Exercise directions:
Within the records that follow, restate exactly the lines from the line with "Write a web" down to the line with "d3.scaleLog().domain([1e-7, 1e-4]).range([pBottom, pTop]);", including both. Omit the pictures.

Record extracts:
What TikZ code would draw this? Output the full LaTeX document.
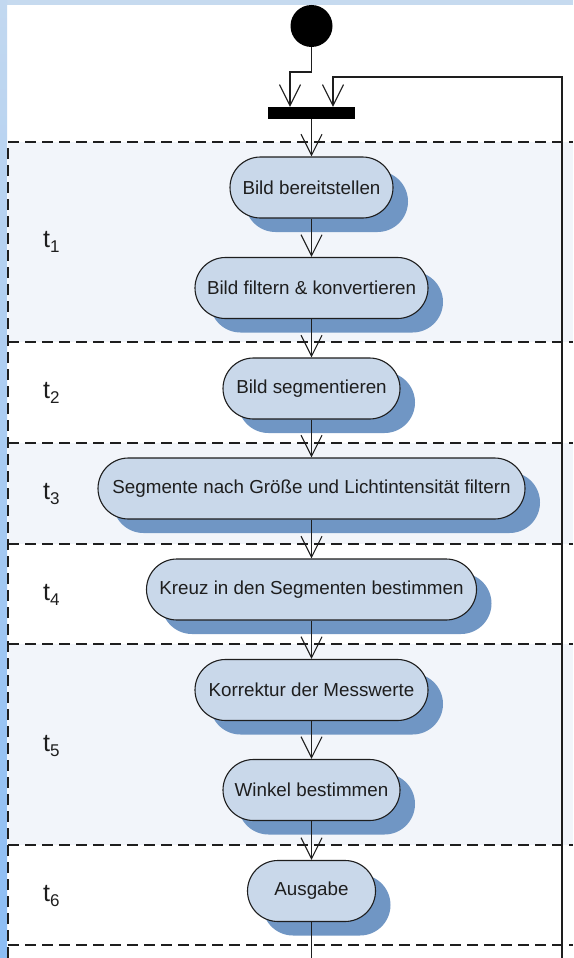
\documentclass[tikz,border=0pt]{standalone}
\usepackage{fontspec}
\setmainfont{Liberation Sans}
\usetikzlibrary{arrows.meta,shapes.misc,shadows}
\definecolor{bandtop}{HTML}{C6DAEF}
\definecolor{bandleftA}{HTML}{C2D8F0}
\definecolor{bandleftB}{HTML}{8CBDF4}
\definecolor{lanefill}{HTML}{F2F5FA}
\definecolor{nodefill}{HTML}{C9D8EA}
\definecolor{shadowblue}{HTML}{7096C4}
\definecolor{inkcol}{HTML}{1E1E1E}
\newcommand\lanesub[1]{\raisebox{-5pt}{\fontsize{17}{20}\selectfont #1}}
\tikzset{
  act/.style={rounded rectangle, draw=inkcol, line width=1.1pt, fill=nodefill,
    inner sep=0pt, minimum height=61pt, text=inkcol,
    font=\fontsize{18.8}{22}\selectfont,
    drop shadow={shadow xshift=15pt, shadow yshift=-14pt, fill=shadowblue, opacity=1}},
  flow/.style={draw=inkcol, line width=1.1pt, -{Straight Barb[length=21pt,width=21pt]}},
  plainline/.style={draw=inkcol, line width=1.1pt},
  lanedash/.style={draw=inkcol, line width=1.5pt, dash pattern=on 11pt off 6pt},
  lanelabel/.style={anchor=west, inner sep=0pt, text=inkcol, font=\fontsize{25}{28}\selectfont}
}
\begin{document}
\begin{tikzpicture}[x=1pt,y=-1pt]
\useasboundingbox (0,0) rectangle (573,958);
% background
\fill[white] (0,0) rectangle (573,958);
\fill[bandtop] (0,0) rectangle (573,5);
\shade[top color=bandleftA, bottom color=bandleftB] (0,0) rectangle (7,958);
% lanes
\fill[lanefill] (8,142) rectangle (573,342);
\fill[lanefill] (8,443) rectangle (573,544);
\fill[lanefill] (8,644) rectangle (573,845);
\draw[lanedash] (8,958) -- (8,142) -- (573,142);
\draw[lanedash] (8,342) -- (573,342);
\draw[lanedash] (8,443) -- (573,443);
\draw[lanedash] (8,544) -- (573,544);
\draw[lanedash] (8,644) -- (573,644);
\draw[lanedash] (8,845) -- (573,845);
\draw[lanedash] (8,945) -- (573,945);
% lane labels
\node[lanelabel] (L1) at (43,242) {t\lanesub{1}};
\node[lanelabel] (L2) at (43,393) {t\lanesub{2}};
\node[lanelabel] (L3) at (43,494) {t\lanesub{3}};
\node[lanelabel] (L4) at (43,595) {t\lanesub{4}};
\node[lanelabel] (L5) at (43,746) {t\lanesub{5}};
\node[lanelabel] (L6) at (43,896) {t\lanesub{6}};
% start and fork bar
\node[circle, fill=black, minimum size=42pt, inner sep=0pt] (start) at (311.5,26) {};
\node[rectangle, fill=black, minimum width=87pt, minimum height=12pt, inner sep=0pt] (bar) at (311.5,113) {};
% activities
\node[act, minimum width=163pt] (n1) at (311.5,187.5) {Bild bereitstellen};
\node[act, minimum width=233pt] (n2) at (311.5,288) {Bild filtern \& konvertieren};
\node[act, minimum width=177pt] (n3) at (311.5,388.5) {Bild segmentieren};
\node[act, minimum width=427pt] (n4) at (311.5,488.5) {Segmente nach Größe und Lichtintensität filtern};
\node[act, minimum width=330pt] (n5) at (311.5,589.5) {Kreuz in den Segmenten bestimmen};
\node[act, minimum width=233pt] (n6) at (311.5,690) {Korrektur der Messwerte};
\node[act, minimum width=177pt] (n7) at (311.5,790) {Winkel bestimmen};
\node[act, minimum width=128pt] (n8) at (311.5,891) {Ausgabe};
% connectors
\coordinate (j1) at (290,72);
\coordinate (fbB) at (562,958);
\coordinate (fbT) at (333,77);
\coordinate (endB) at (311.5,958);
\draw[flow] (start.south) |- (j1) -- (j1 |- bar.north);
\draw[flow] (fbB) |- (fbT) -- (fbT |- bar.north);
\draw[flow] (bar.south) -- (n1.north);
\draw[flow] (n1.south) -- (n2.north);
\draw[flow] (n2.south) -- (n3.north);
\draw[flow] (n3.south) -- (n4.north);
\draw[flow] (n4.south) -- (n5.north);
\draw[flow] (n5.south) -- (n6.north);
\draw[flow] (n6.south) -- (n7.north);
\draw[flow] (n7.south) -- (n8.north);
\draw[plainline] (n8.south) -- (endB);
\end{tikzpicture}
\end{document}
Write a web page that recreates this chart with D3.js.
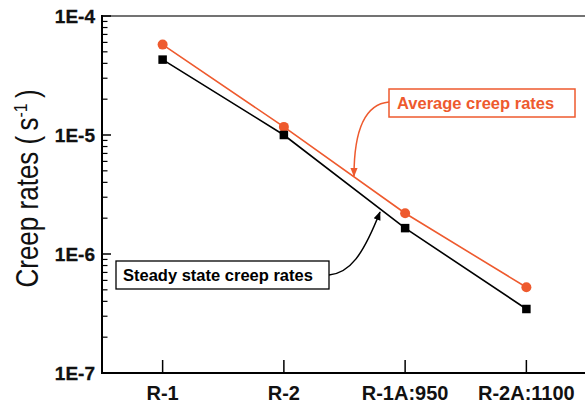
<!DOCTYPE html>
<html>
<head>
<meta charset="UTF-8">
<title>Creep rates</title>
<script src="https://d3js.org/d3.v7.min.js"></script>
<style>
    body { margin: 0; background: #fff; }
    svg { display: block; font-family: "Liberation Sans", Arial, sans-serif; }
    .tick-label { font-weight: bold; fill: #111; }
    .note { font-weight: bold; font-size: 16.5px; }
</style>
</head>
<body>
<div id="chart"></div>
<script>
// 数据
const categories = ["R-1", "R-2", "R-1A:950", "R-2A:1100"];
const averageRates = [5.75e-5, 1.17e-5, 2.2e-6, 5.25e-7];
const steadyRates = [4.3e-5, 1.0e-5, 1.65e-6, 3.45e-7];
const yTickValues = [1e-4, 1e-5, 1e-6, 1e-7];
const yTickLabels = ["1E-4", "1E-5", "1E-6", "1E-7"];

const W = 585, H = 407;
const pLeft = 102, pTop = 16, pBottom = 373, pRight = 587;
const orange = "#ee5a2e";

const svg = d3.select("#chart").append("svg")
    .attr("width", W).attr("height", H);

const x = d3.scalePoint().domain(categories).range([pLeft, pRight]).padding(0.5);
const y = d3.scaleLog().domain([1e-7, 1e-4]).range([pBottom, pTop]);

// 箭头
const defs = svg.append("defs");
[["arrowO", orange], ["arrowK", "#000"]].forEach(([id, c]) => {
    defs.append("marker")
        .attr("id", id)
        .attr("viewBox", "0 0 10 10")
        .attr("refX", 9).attr("refY", 5)
        .attr("markerWidth", 9).attr("markerHeight", 9)
        .attr("markerUnits", "userSpaceOnUse")
        .attr("orient", "auto")
        .append("path")
        .attr("d", "M0,1 L10,5 L0,9 Z")
        .attr("fill", c);
});

// 上边框
svg.append("line")
    .attr("x1", pLeft).attr("x2", W).attr("y1", pTop).attr("y2", pTop)
    .attr("stroke", "#444").attr("stroke-width", 1.3);

// y轴刻度（主、次）
const minor = [];
for (let e = -7; e < -4; e++) {
    for (let m = 2; m <= 9; m++) minor.push(m * Math.pow(10, e));
}
svg.selectAll(".minor").data(minor).enter().append("line")
    .attr("x1", pLeft).attr("x2", pLeft + 5.5)
    .attr("y1", d => y(d)).attr("y2", d => y(d))
    .attr("stroke", "#000").attr("stroke-width", 1.2);
svg.selectAll(".major").data(yTickValues).enter().append("line")
    .attr("x1", pLeft).attr("x2", pLeft + 9)
    .attr("y1", d => y(d)).attr("y2", d => y(d))
    .attr("stroke", "#000").attr("stroke-width", 1.5);
svg.selectAll(".ylab").data(yTickValues).enter().append("text")
    .attr("class", "tick-label")
    .attr("x", pLeft - 7).attr("y", d => y(d) + 6.5)
    .attr("text-anchor", "end")
    .style("font-size", "19px")
    .attr("stroke", "#111").attr("stroke-width", 0.3)
    .text((d, i) => yTickLabels[i]);

// x轴刻度
svg.selectAll(".xtick").data(categories).enter().append("line")
    .attr("x1", d => x(d)).attr("x2", d => x(d))
    .attr("y1", pBottom).attr("y2", pBottom - 13)
    .attr("stroke", "#000").attr("stroke-width", 1.5);
svg.selectAll(".xlab").data(categories).enter().append("text")
    .attr("class", "tick-label")
    .attr("x", d => x(d)).attr("y", 400)
    .attr("text-anchor", "middle")
    .style("font-size", "20px")
    .text(d => d);

// 轴线
svg.append("line")
    .attr("x1", pLeft).attr("x2", pLeft).attr("y1", pTop - 1).attr("y2", pBottom + 1)
    .attr("stroke", "#000").attr("stroke-width", 2);
svg.append("line")
    .attr("x1", pLeft - 1).attr("x2", W).attr("y1", pBottom).attr("y2", pBottom)
    .attr("stroke", "#000").attr("stroke-width", 2);

// y轴标题
const yt = svg.append("text")
    .attr("transform", `translate(38,${(85 + 292) / 2}) rotate(-90) scale(0.84,1)`)
    .attr("text-anchor", "middle")
    .style("font-size", "31px")
    .attr("fill", "#111");
yt.append("tspan").text("Creep rates (\u2009s");
yt.append("tspan").attr("dy", -11).style("font-size", "19px").text("-1");
yt.append("tspan").attr("dy", 11).text("\u2009)");

// 折线
const line = d3.line().x((d, i) => x(categories[i])).y(d => y(d));
svg.append("path").datum(averageRates)
    .attr("d", line).attr("fill", "none")
    .attr("stroke", orange).attr("stroke-width", 1.6);
svg.append("path").datum(steadyRates)
    .attr("d", line).attr("fill", "none")
    .attr("stroke", "#000").attr("stroke-width", 1.6);

svg.selectAll(".avg").data(averageRates).enter().append("circle")
    .attr("cx", (d, i) => x(categories[i])).attr("cy", d => y(d))
    .attr("r", 5).attr("fill", orange);
svg.selectAll(".std").data(steadyRates).enter().append("rect")
    .attr("x", (d, i) => x(categories[i]) - 4.25).attr("y", d => y(d) - 4.25)
    .attr("width", 8.5).attr("height", 8.5).attr("fill", "#000");

// 注释
svg.append("rect")
    .attr("x", 389).attr("y", 89).attr("width", 186).attr("height", 28)
    .attr("fill", "#fff").attr("stroke", orange).attr("stroke-width", 1.5);
svg.append("text").attr("class", "note")
    .attr("x", 397).attr("y", 108.5).attr("fill", orange)
    .text("Average creep rates");
svg.append("path")
    .attr("d", "M389,102 C366,104 354,128 354,176")
    .attr("fill", "none").attr("stroke", orange).attr("stroke-width", 1.5)
    .attr("marker-end", "url(#arrowO)");

svg.append("rect")
    .attr("x", 116).attr("y", 261).attr("width", 213).attr("height", 28)
    .attr("fill", "#fff").attr("stroke", "#000").attr("stroke-width", 1.3);
svg.append("text").attr("class", "note")
    .attr("x", 123).attr("y", 280.5).attr("fill", "#000")
    .text("Steady state creep rates");
svg.append("path")
    .attr("d", "M329,275 C350,273 363,255 380,212")
    .attr("fill", "none").attr("stroke", "#000").attr("stroke-width", 1.5)
    .attr("marker-end", "url(#arrowK)");
</script>
</body>
</html>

Task answer:
Write a web page that recreates this chart with D3.js.
<!DOCTYPE html>
<html>
<head>
<meta charset="UTF-8">
<title>Creep rates</title>
<script src="https://d3js.org/d3.v7.min.js"></script>
<style>
    body { margin: 0; background: #fff; }
    svg { display: block; font-family: "Liberation Sans", Arial, sans-serif; }
    .tick-label { font-weight: bold; fill: #111; }
    .note { font-weight: bold; font-size: 16.5px; }
</style>
</head>
<body>
<div id="chart"></div>
<script>
// 数据
const categories = ["R-1", "R-2", "R-1A:950", "R-2A:1100"];
const averageRates = [5.75e-5, 1.17e-5, 2.2e-6, 5.25e-7];
const steadyRates = [4.3e-5, 1.0e-5, 1.65e-6, 3.45e-7];
const yTickValues = [1e-4, 1e-5, 1e-6, 1e-7];
const yTickLabels = ["1E-4", "1E-5", "1E-6", "1E-7"];

const W = 585, H = 407;
const pLeft = 102, pTop = 16, pBottom = 373, pRight = 587;
const orange = "#ee5a2e";

const svg = d3.select("#chart").append("svg")
    .attr("width", W).attr("height", H);

const x = d3.scalePoint().domain(categories).range([pLeft, pRight]).padding(0.5);
const y = d3.scaleLog().domain([1e-7, 1e-4]).range([pBottom, pTop]);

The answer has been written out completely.